Thanks to you and the team for your continued collaboration.

The service is currently deployed to production! It is only available for internal clients.

Next steps:

  • Publish the service via api.wikimedia.org (API Gateway).
  • Add basic documentation to the API Portal.
elukey reassigned this task from achou to klausman.

@klausman Assigned the task to you since there are a couple of steps that are more related to SRE (lemme know if you don't have time, I'll take care of it).

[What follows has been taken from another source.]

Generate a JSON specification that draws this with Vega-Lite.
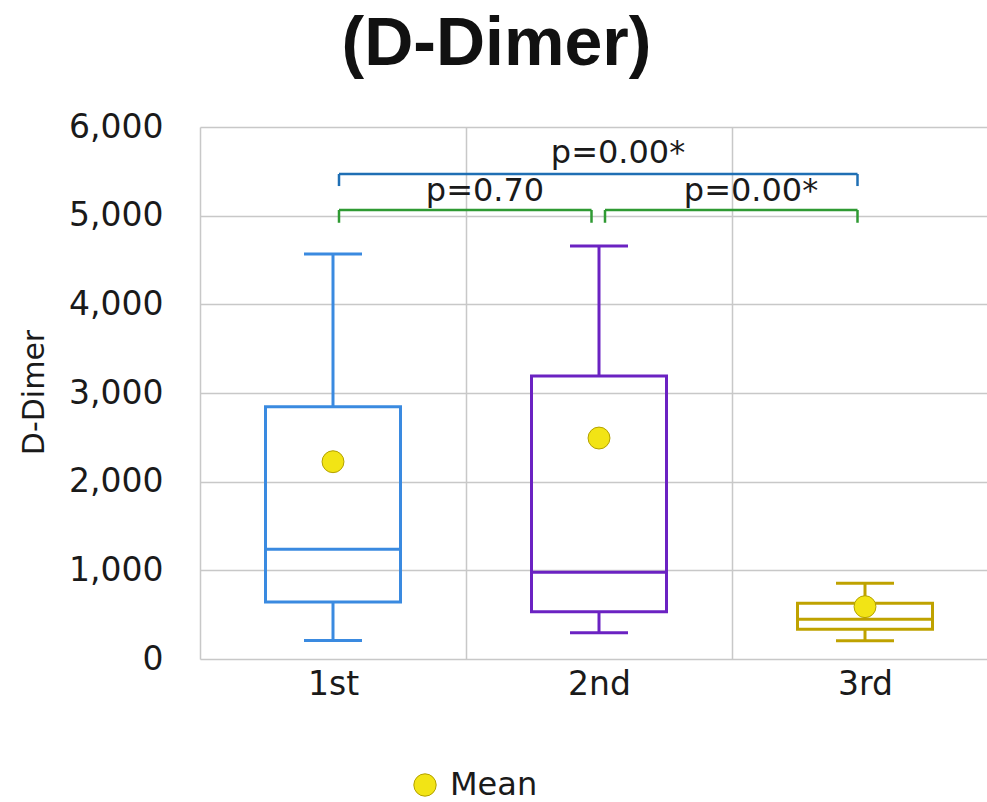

Change 959684 had a related patch set uploaded (by Klausman; author: Klausman):

[operations/deployment-charts@master] APIGW: add entry for multilingual readability LW isvc

https://gerrit.wikimedia.org/r/959684

Change 959684 merged by jenkins-bot:

[operations/deployment-charts@master] APIGW: add entry for multilingual readability LW isvc

https://gerrit.wikimedia.org/r/959684

Change 961701 had a related patch set uploaded (by Klausman; author: Klausman):

[operations/grafana-grizzly@master] SLOs: Add SLO for Liftwing Readability isvc

https://gerrit.wikimedia.org/r/961701

Change 961701 merged by Klausman:

[operations/grafana-grizzly@master] SLOs: Add SLO for Liftwing Readability isvc

https://gerrit.wikimedia.org/r/961701

@MGerlach we are done! Let us know if we are good or if anything is missing :)

MGerlach closed this task as Resolved.EditedOct 26 2023, 5:53 PM
MGerlach added a subscriber: AikoChou.

@MGerlach we are done! Let us know if we are good or if anything is missing :)

this is great news. I had a look and all seems to be working as expected. thanks to everyone who contributed to make this happen (@elukey @achou @klausman )

from my side the task is resolved. any other improvements or changes will be captured in follow-up tasks.